Contrary to most functions, it accepts a variable number of arguments, and somehow transforms them into a formatted string! The GNU code of printf is pretty simple:

printf (const char *format, ...) {
   va_list arg;
   int done;

   va_start (arg, format);
   done = vfprintf (stdout, format, arg);
   va_end (arg);

   return done;
}

if you look closely, it uses a weird ... syntax, performs a couple of va_ calls and one vfprint call.

to understand printf, we first need to understand how va_ works, then move to printf.

If you’re ready for some hard-core c and assembly, start by reading how va_ works!

VA_

The va_ family of macros manipulate a stack pointer, which points to the beginning of variable argument “list”. This stack pointer is calculated from the argument passed to va_start, and then va_arg “pops” values from the “stack” as it iterates.

That was a lot to process. Let’s look at a concrete example to see what’s really going on.

#include <stdarg.h>
#include <stdio.h>

int sum(int numOfArgs, ...) {
  va_list args;
  va_start(args, numOfArgs);

  int sum = 0;
  for (int i = 0; i < numOfArgs; i++) {
    sum += va_arg(args, int);
  }
  va_end(args);

  return sum;
}

int main() {
  sum(3, 14, 29, 46);
  return 0;
}

First, the main is be called.
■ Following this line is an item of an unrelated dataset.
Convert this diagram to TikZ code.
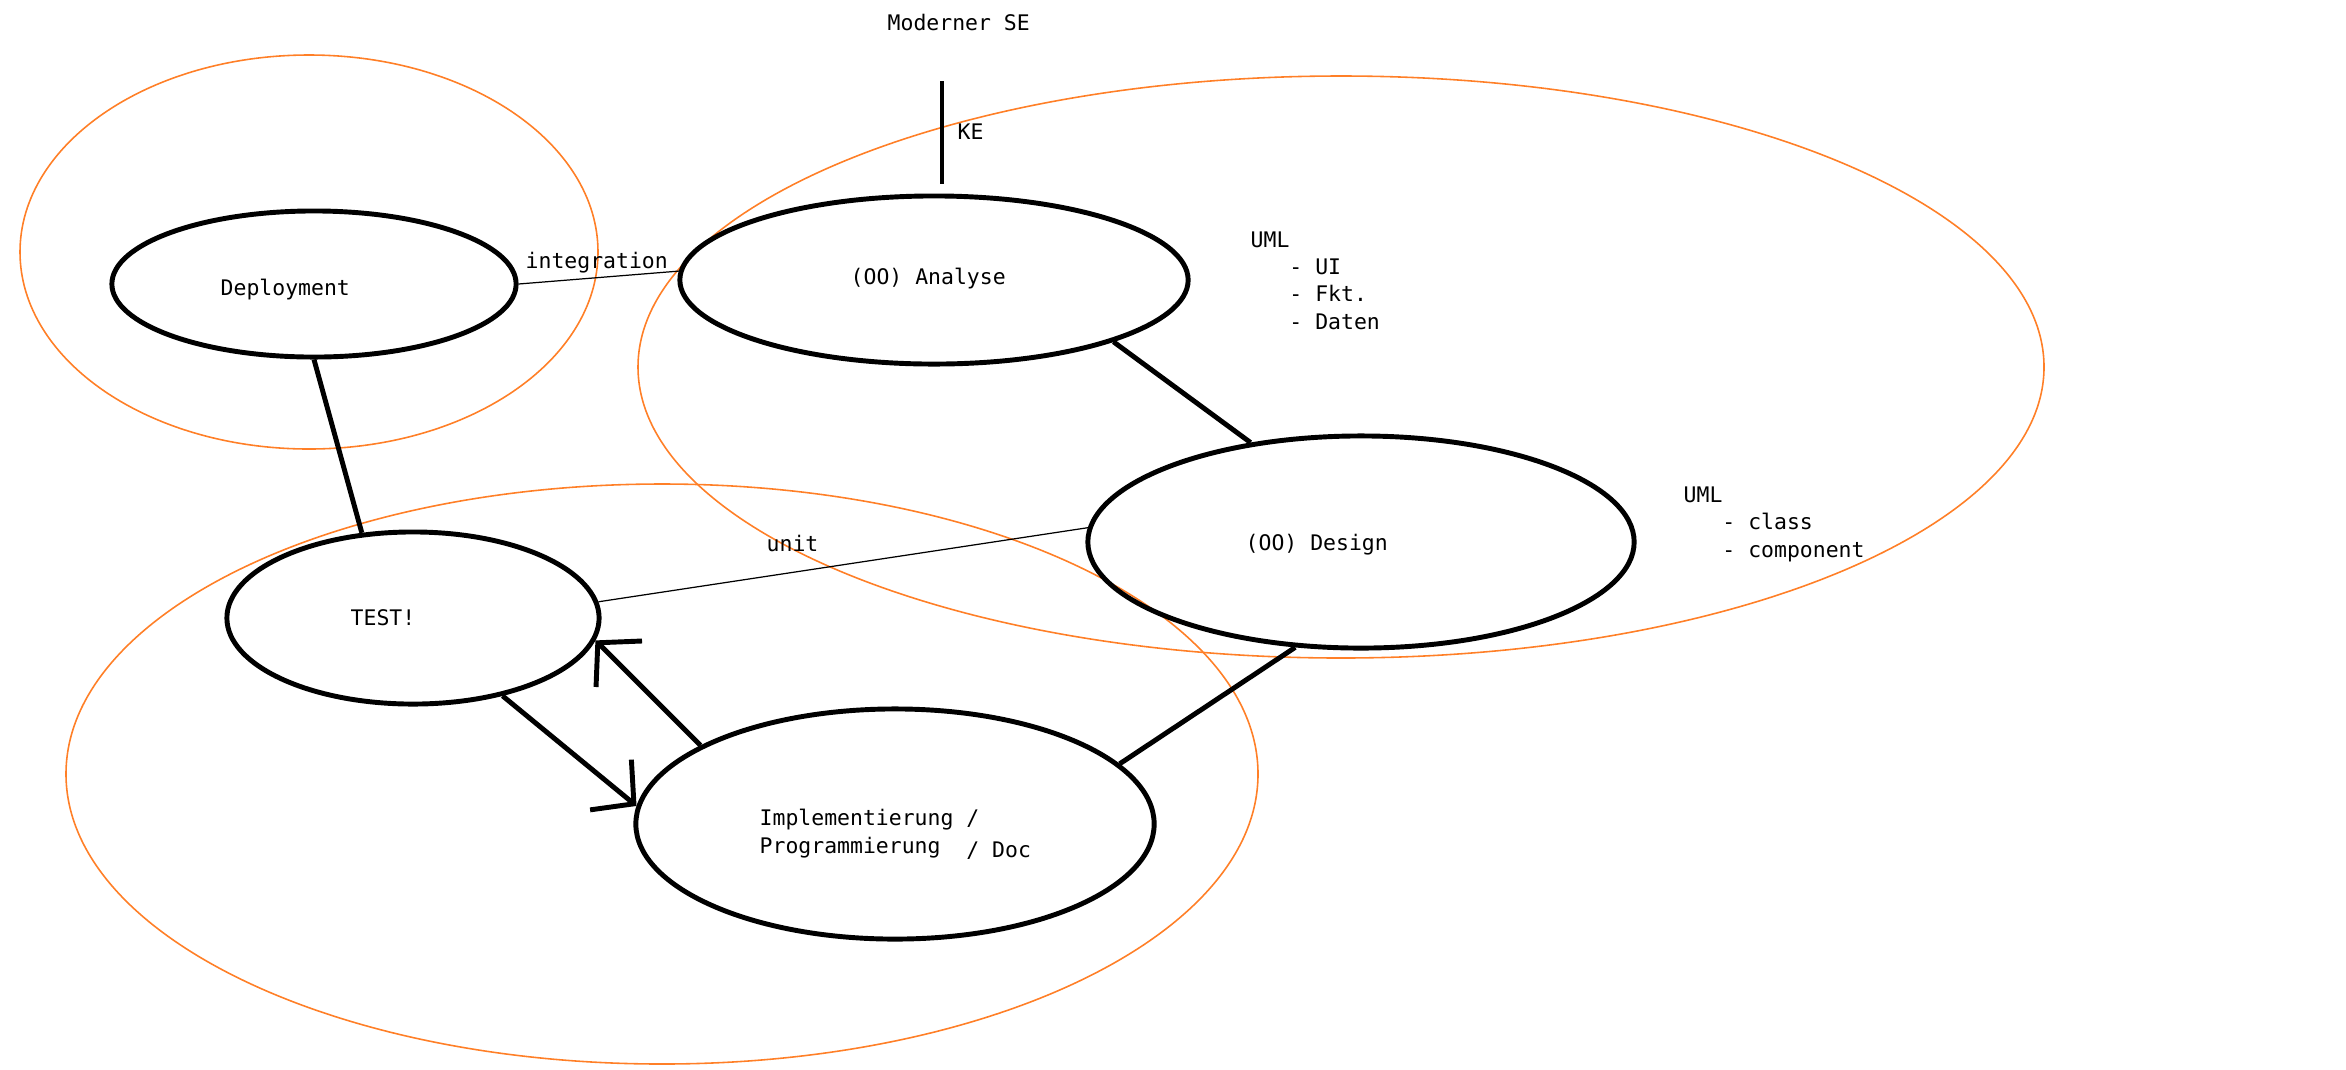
\documentclass[tikz,border=0pt]{standalone}
\usepackage{fontspec}
\setmainfont{DejaVu Sans Mono}
\usetikzlibrary{arrows.meta}
\usetikzlibrary{shapes.geometric}
\definecolor{paintorange}{RGB}{255,127,39}
\tikzset{>={Straight Barb[length=3mm, width=6.5mm]}}
\tikzstyle{stage} = [draw, ellipse, line width=1.4pt, inner sep=0]
\tikzstyle{group} = [draw=paintorange, line width=0.45pt]
\tikzstyle{heavy} = [line width=1.4pt]
\tikzstyle{fine} = [line width=0.35pt]
\tikzstyle{txt} = [inner sep=0, anchor=base west, align=left, font=\fontsize{6.1}{7.7}\selectfont]

\begin{document}
\begin{tikzpicture}[x=0.01cm, y=-0.01cm]
\useasboundingbox (0,0) rectangle (2346,1069);
% groups
\draw [group] (309,252) ellipse [x radius=289, y radius=197];
\draw [group] (1341,367) ellipse [x radius=703, y radius=291];
\draw [group] (662,774) ellipse [x radius=596, y radius=290];
% stages
\node [stage, minimum width=4.04cm, minimum height=1.46cm] (Dep) at (314,284) {};
\node [stage, minimum width=5.08cm, minimum height=1.68cm] (Ana) at (934,280) {};
\node [stage, minimum width=5.46cm, minimum height=2.12cm] (Des) at (1361,542) {};
\node [stage, minimum width=3.72cm, minimum height=1.72cm] (Tst) at (413,618) {};
\node [stage, minimum width=5.18cm, minimum height=2.30cm] (Imp) at (895,824) {};
\node [txt] (DepT) at (220,295) {Deployment};
\node [txt] (AnaT) at (850,284) {(OO) Analyse};
\node [txt] (DesT) at (1245,550) {(OO) Design};
\node [txt] (TstT) at (350,625) {TEST!};
% multi-line texts: base is the last line
\node [txt] (ImpT) at (759,853) {Implementierung /\\Programmierung\ \ \raisebox{-0.04cm}{/ Doc}};
% notes
\node [txt] (Top) at (887,30) {Moderner SE};
\node [txt] (KE) at (957,139) {KE};
\node [txt] (UMLa) at (1250,329) {UML\\\phantom{UML}- UI\\\phantom{UML}- Fkt.\\\phantom{UML}- Daten};
\node [txt] (UMLb) at (1683,557) {UML\\\phantom{UML}- class\\\phantom{UML}- component};
\node [txt] (Int) at (525,268) {integration};
\node [txt] (Unit) at (766,551) {unit};
% connectors
\coordinate (KEa) at (942,81);
\coordinate (KEb) at (942,184);
\draw [heavy] (KEa) -- (KEb);
\draw [fine] (Dep.east) -- (Ana.178);
\draw [heavy] (Ana.-19) -- (Des.138);
\draw [heavy] (Dep.south) -- (Tst.121);
\draw [fine] (Des.177) -- (Tst.5);
\draw [heavy] (Des.-122) -- (Imp.15);
\draw [heavy, ->] (Tst.-41) -- (Imp.176);
\draw [heavy, ->] (Imp.158) -- (Tst.-7);
\end{tikzpicture}
\end{document}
The following is a simplified main assembly code:

push   46
push   29
push   14
push   3
call   sum

Those push operations fill up the stack:

      +------+
      |  46  |
      |  29  |
      |  14  |
      |   3  |
      | ret  |
sp -> +------+

sp is the real stack pointer.
14, 29 and 46 are the arguments.
ret is the return address: where to jump to when the function is done.

Next, va_start(args, numOfArgs) takes the address of numOfArgs and uses it to calculates the position of the first argument.

      +------+
      |  46  |
      |  29  |
ap -> |  14  |
      |   3  |
      | ret  |
sp -> +------+

Next, va_arg(args, int) returns what the ap stack pointer points to, and increments it to point at the next argument.

      +------+
      |  46  |
ap -> |  29  |
      |  14  |
      |   3  |
      | ret  |
sp -> +------+

And so on, until we’re done. Of course this is simplified, and the real code is more complex.

Dangers

You’ve probably noticed that va_ relies on the programmer to provide a way to figure out how many arguments were passed. Users can easily misuse use a variadic function, and introduce a security vulnerability if they continue calling va_arg to access excess data.

Assembly

Lets re-cap on the code we’re talking about -

#include <stdarg.h>
#include <stdio.h>

int sum(int numOfArgs, ...) {
  va_list args;
  va_start(args, numOfArgs);

  int sum = 0;
  for (int i = 0; i < numOfArgs; i++) {
    sum += va_arg(args, int);
  }
  va_end(args);

  return sum;
}

int main() {
  sum(3, 14, 29, 46);
  return 0;
}

Done reading? awesome. The following assembly is a simplified version of the above, without unnecessary boilerplate.

It was generated using gcc:

gcc -m32 -S sum.c

####################
# the sum assembly #
####################

< a bunch of boilerplate instructions>

movl   $0,-4(R8) # sum = 0
movl   $0,-8(R8) # i = 0
jmp    0x8048439 # goto loop condition

# loop body
mov    -12(R8),R1 # extract arg address, put in R1
lea    4(R1),R4 # go to address of arg + sizeof(int)
mov    R4,-12(R8) # increase the pointer from this arg, to the next
mov    (R1),R1 # put the value adressed in R1 inside R1
add    R1,-4(R8) # add the arg to sum
addl   $1,-8(R8) # i++

# loop condition
mov    -8(R8),R1 # i
cmp    8(R8),R1 # numOfArgs
jl     0x8048427 # i < numOfArgs -> goto loop body
mov    -4(R8),R1 # return sum

#####################
# the main assembly #
#####################

< a bunch of boilerplate instructions>

push   $46
push   $29
push   $14
push   $3
call   <sum>

< a bunch of boilerplate instructions>

Now that we understand how va_ works, we can talk about printf.

printf

Again, let’s recap:

printf (const char *format, ...) {
   va_list arg;
   int done;

   va_start (arg, format);
   done = vfprintf (stdout, format, arg);
   va_end (arg);

   return done;
}

See those va_ calls? in our sum function, we used the first argument as an indicator to how many arguments we have. printf uses the format argument as an indicator.

Actually, most of the magic is done in vprintf. printf is only a wrapper for vprintf which write the output string to stdout. I suggest you read vprint’s GNU implementation, it only has 2278 line of code ;)

I said earlier that the format string is used as an indicator to the amount of variables. Actually, it serves two more purposes:

figure out the type of the argument in order to calculate the position of the next argument.
figure out the type in order to understand how to transform it to a character

So when parsing the format, vprintf recognizes the % tokens, and for each token it loads one more argument from the stack. Then it does some magical transformation code, and keeps going. That’s it basically.

P.S: remember we talked about the dangers of variadic functions? well, the Format String Attack is considered one of the Top 25 Most Dangerous Software Errors a programmer can make.